Updated from 4:12 p.m. EDTThe major indices in New York rocketed 6.8% or more Monday, with financials in the forefront, after Treasury Secretary Tim Geithner released the long-anticipated details of the next step in the plan to restore the health of the bank sector. The Dow Jones Industrial Average rose 497.48 points, or 6.8%, to 7775.86, and the S&P 500 added 54.38 points, or 7.1%, to 822.92. The Nasdaq gained 98.50 points, or 6.8%, to 1555.77.
But despite the warm reception, there are still more details that need to be known, he says. He expects some hesitance to get involved on the part of the private investors "given all of the negativity from Washington last week" on taxing bonuses of those involved in government aid programs, among other things. "They're encouraging you to play on their team, but are penalizing those who've already received money. It's sort of a mixed message, and I think it will create some reluctance," James says. "There are still more details to be considered before we can get too optimistic, but clearly we're on a path in the right direction." One thing the plan already did was entice a nice rally today, says Peter Cardillo, chief market economist at Avalon Partners. "Obviously the market needs assurance that the financial system will be working again. News like today is quite encouraging." Banks are still struggling on a global basis. Japan's biggest bank by assets, Mitsubishi UFJ Financial Group ( MTU) said it plans to slash 1,000 jobs and close about 50 branches of its core unit over the next three years. Shares were up 12.6% at $5.56. Other than the financial sector, the housing market has also been closely monitored as a barometer for the recession. The National Association of Realtors reported that existing home sales in the U.S. crept up to 4.72 million in February from 4.49 million in January, surpassing the consensus of 4.45 million. Months of supply stayed the same at 9.7, while average sales price increased slightly to $165,400 from $164,800.
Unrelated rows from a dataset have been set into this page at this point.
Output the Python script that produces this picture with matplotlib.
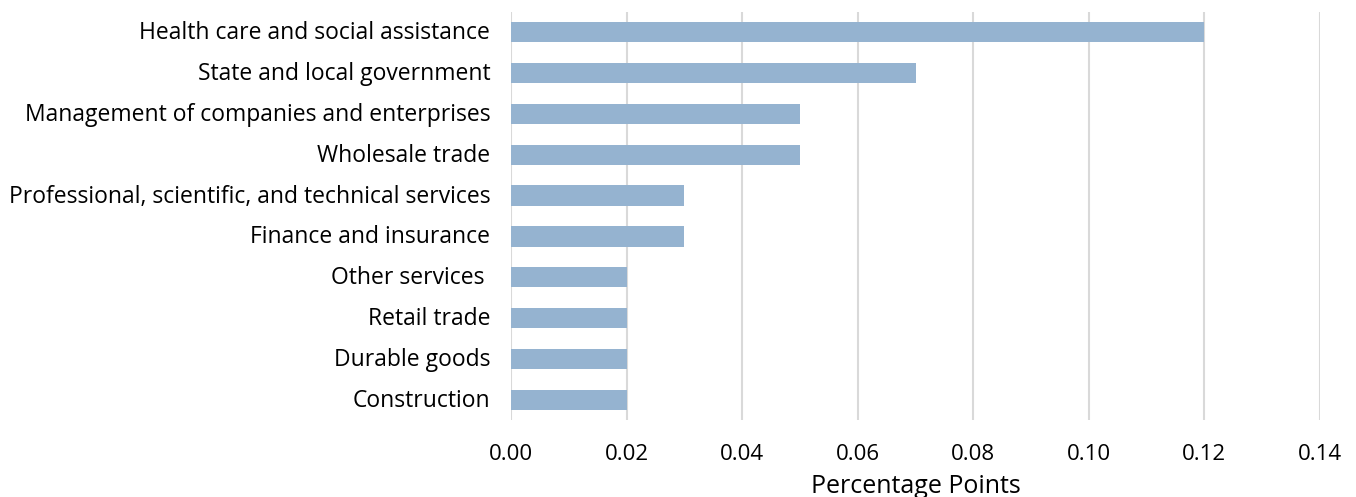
import matplotlib
matplotlib.use("Agg")
import matplotlib.pyplot as plt
import matplotlib.transforms as mtransforms

categories = [
    "Health care and social assistance",
    "State and local government",
    "Management of companies and enterprises",
    "Wholesale trade",
    "Professional, scientific, and technical services",
    "Finance and insurance",
    "Other services ",
    "Retail trade",
    "Durable goods",
    "Construction",
]
values = [0.12, 0.07, 0.05, 0.05, 0.03, 0.03, 0.02, 0.02, 0.02, 0.02]
xticks = [0.00, 0.02, 0.04, 0.06, 0.08, 0.10, 0.12, 0.14]

FONT = ["Open Sans", "DejaVu Sans"]

fig = plt.figure(figsize=(13.56, 4.97), dpi=100)
ax = fig.add_axes([511 / 1356, 1 - 420 / 497, (1320 - 511) / 1356, (420 - 12) / 497])

pos = list(range(len(categories)))[::-1]
ax.barh(pos, values, height=0.49, color="#95B3D0", zorder=3)

ax.set_xlim(0, 0.14)
ax.set_ylim(-0.48, len(categories) - 0.52)
ax.set_xticks(xticks)
ax.set_xticklabels([f"{t:.2f}" for t in xticks], fontsize=16, family=FONT)
ax.set_yticks(pos)
ax.set_yticklabels(categories, fontsize=16.5, family=FONT)
ax.tick_params(axis="y", length=0, pad=15)
ax.tick_params(axis="x", length=0, pad=17)

# lift the category labels slightly so they sit centred on the bars
shift = mtransforms.ScaledTranslation(0, 2 / 100, fig.dpi_scale_trans)
for lbl in ax.get_yticklabels():
    lbl.set_transform(lbl.get_transform() + shift)

ax.grid(axis="x", color="#d9d9d9", linewidth=1.5, zorder=0)
ax.grid(axis="y", visible=False)
for s in ax.spines.values():
    s.set_visible(False)

ax.set_xlabel("Percentage Points", fontsize=18, family=FONT, labelpad=7)

fig.savefig("out.png", dpi=100)
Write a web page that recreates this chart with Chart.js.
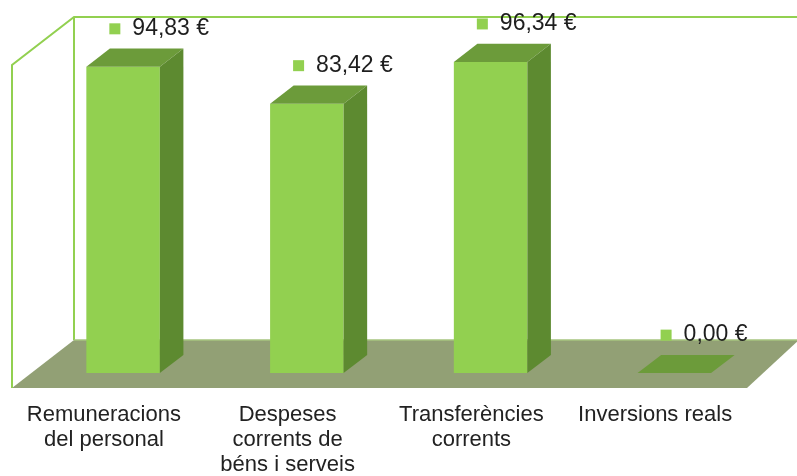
<!DOCTYPE html>
<html>
<head>
<meta charset="utf-8">
<script src="https://cdn.jsdelivr.net/npm/chart.js@4/dist/chart.umd.min.js"></script>
<style>
  html, body { margin: 0; padding: 0; background: #ffffff; }
  #wrap { width: 797px; height: 476px; }
</style>
</head>
<body>
<div id="wrap"><canvas id="c" width="797" height="476"></canvas></div>
<script>
// ---- data ----
const categories = [
  ['Remuneracions', 'del personal'],
  ['Despeses', 'corrents de', 'béns i serveis'],
  ['Transferències', 'corrents'],
  ['Inversions reals']
];
const values = [94.83, 83.42, 96.34, 0.00];
const yMin = 0;
const yMax = 100;

function fmtEuro(v) {
  return v.toFixed(2).replace('.', ',') + ' €';
}

// ---- 3D look (styles) ----
const DEPTH_DX = 62, DEPTH_DY = -48;      // full floor depth
const BACK_RIGHT_DX = 52;                  // slight perspective on right side
const BAR_FRONT = 0.31;                    // bar front plane depth fraction
const BAR_DEPTH = 0.38;                    // bar depth fraction
const FRONT_COL = '#92D050', TOP_COL = '#6C9B3A', SIDE_COL = '#5D8A30';
const FLOOR_COL = '#92A075', WALL_COL = '#92D050';

const plot3d = {
  id: 'plot3d',
  beforeDatasetsDraw(chart) {
    const ctx = chart.ctx;
    const { left, right, top, bottom } = chart.chartArea;
    ctx.save();
    // floor
    ctx.fillStyle = FLOOR_COL;
    ctx.beginPath();
    ctx.moveTo(left, bottom);
    ctx.lineTo(right, bottom);
    ctx.lineTo(right + BACK_RIGHT_DX, bottom + DEPTH_DY);
    ctx.lineTo(left + DEPTH_DX, bottom + DEPTH_DY);
    ctx.closePath();
    ctx.fill();
    // walls outline
    ctx.strokeStyle = WALL_COL;
    ctx.lineWidth = 2;
    ctx.beginPath();
    ctx.moveTo(left, bottom);
    ctx.lineTo(left, top);
    ctx.lineTo(left + DEPTH_DX, top + DEPTH_DY);
    ctx.lineTo(right + BACK_RIGHT_DX + 20, top + DEPTH_DY);
    ctx.moveTo(left + DEPTH_DX, top + DEPTH_DY);
    ctx.lineTo(left + DEPTH_DX, bottom + DEPTH_DY);
    ctx.stroke();
    ctx.lineWidth = 1.5;
    ctx.strokeStyle = '#A6C57F';
    ctx.beginPath();
    ctx.moveTo(left + DEPTH_DX, bottom + DEPTH_DY);
    ctx.lineTo(right + BACK_RIGHT_DX, bottom + DEPTH_DY);
    ctx.stroke();
    ctx.restore();
    // shift bar fronts into depth
    ctx.save();
    ctx.translate(DEPTH_DX * BAR_FRONT, DEPTH_DY * BAR_FRONT);
  },
  afterDatasetsDraw(chart) {
    const ctx = chart.ctx;
    ctx.restore();
    const sx = DEPTH_DX * BAR_FRONT, sy = DEPTH_DY * BAR_FRONT;
    const bx = DEPTH_DX * BAR_DEPTH, by = DEPTH_DY * BAR_DEPTH;
    const meta = chart.getDatasetMeta(0);
    const ds = chart.data.datasets[0];
    ctx.save();
    meta.data.forEach((el, i) => {
      const p = el.getProps(['x', 'y', 'base', 'width'], true);
      const x0 = p.x - p.width / 2 + sx, x1 = p.x + p.width / 2 + sx;
      const yT = p.y + sy, yB = p.base + sy;
      // top face
      ctx.fillStyle = TOP_COL;
      ctx.beginPath();
      ctx.moveTo(x0, yT);
      ctx.lineTo(x1, yT);
      ctx.lineTo(x1 + bx, yT + by);
      ctx.lineTo(x0 + bx, yT + by);
      ctx.closePath();
      ctx.fill();
      // side face
      if (yB - yT > 0.5) {
        ctx.fillStyle = SIDE_COL;
        ctx.beginPath();
        ctx.moveTo(x1, yT);
        ctx.lineTo(x1 + bx, yT + by);
        ctx.lineTo(x1 + bx, yB + by);
        ctx.lineTo(x1, yB);
        ctx.closePath();
        ctx.fill();
      }
      // data label with marker square
      const ly = yT - 38;
      const lx = x0 + 23;
      ctx.fillStyle = FRONT_COL;
      ctx.fillRect(lx, ly - 5.5, 11, 11);
      ctx.fillStyle = '#1E1E1E';
      ctx.font = '23px "Liberation Sans", Arial, sans-serif';
      ctx.textAlign = 'left';
      ctx.textBaseline = 'middle';
      ctx.fillText(fmtEuro(ds.data[i]), lx + 23, ly);
    });
    ctx.restore();
  }
};

new Chart(document.getElementById('c'), {
  type: 'bar',
  data: {
    labels: categories,
    datasets: [{
      data: values,
      backgroundColor: FRONT_COL,
      borderWidth: 0,
      categoryPercentage: 1.0,
      barPercentage: 0.4,
      clip: false
    }]
  },
  options: {
    responsive: false,
    animation: false,
    layout: { padding: { left: 12, right: 50, top: 65, bottom: 0 } },
    plugins: { legend: { display: false }, tooltip: { enabled: false } },
    scales: {
      x: {
        grid: { display: false, drawTicks: false },
        border: { display: false },
        ticks: {
          autoSkip: false,
          maxRotation: 0,
          minRotation: 0,
          padding: 14,
          color: '#222222',
          font: { family: '"Liberation Sans", Arial, sans-serif', size: 22, lineHeight: '25px' }
        },
        afterFit(scale) { scale.height = 88; }
      },
      y: {
        display: false,
        min: yMin,
        max: yMax
      }
    }
  },
  plugins: [plot3d]
});
</script>
</body>
</html>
"Most of the economic data this week might in fact be on the positive side, and if that happens, this rally could continue," says Cardillo. Back in corporate news, Dow component General Electric ( GE - Get Report)moved up 9.3% to $10.43 after Moody's cut its rating but maintained a "stable" outlook. Earlier this month, Standard & Poor's also cut GE's rating, only to have the stock rise on a stable outlook assessment, as well. Fellow Dow component General Motors ( GM - Get Report) bondholders are less than pleased with an outstanding offer to convert two-thirds of $27 billion in company debt to stock. Advisers to the bondholders said in a letter to the Obama administration that they are, however, open to other options. Ford ( F - Get Report) said Monday its debtholders have welcomed its effort to redeem debt early. The automaker said it will double the offer for senior secured loan debt to $1 billion and will purchase $2.2 billion of term loan debt after its original offer was oversubscribed. General Motors shares added 5.4% to $3.35, while Ford added 5.5% to $2.90. Meanwhile, Tiffany ( TIF - Get Report) said its profit fell 75% from a year earlier, as the company suffered a pretax charge from an early retirement program and staffing cuts. Factoring out charges, it beat estimates, despite a 20% decline in sales, but it also gave a 2009 forecast below the consensus view. Investors seemed pleased, though, as shares rose 15.5% to $23.37. "The first quarter is coming to an end, and you want to see how bad the downside preannouncements are and how many companies provide materially negative guidance," says Wedbush Morgan's James. Those preannouncements will probably start to occur this week, he says. "But people have become more tolerant of negative commentary coming from companies than they were three months ago. There's a greater ability to absorb negative news," James says.
Longer-dated Treasuries were dropping. The 10-year note was falling 8/32 to yield 2.7%, while the 30-year was down 19/32, yielding 3.7%. Checking in on commodities, oil tacked on $1.73 to settle at $53.80 a barrel, while gold fell $3.70 to $952.50 an ounce. The dollar, which came under pressure last week after the Federal Reserve announced it would inject new funds into the economy, was stronger against the yen, but weaker against the pound and euro. Stocks in Europe were largely higher, with the FTSE 100 and the Dax adding just over 1.9% apiece. But Hong Kong's Hang Seng and Tokyo's Nikkei lost 0.3% and 2.2%, respectively.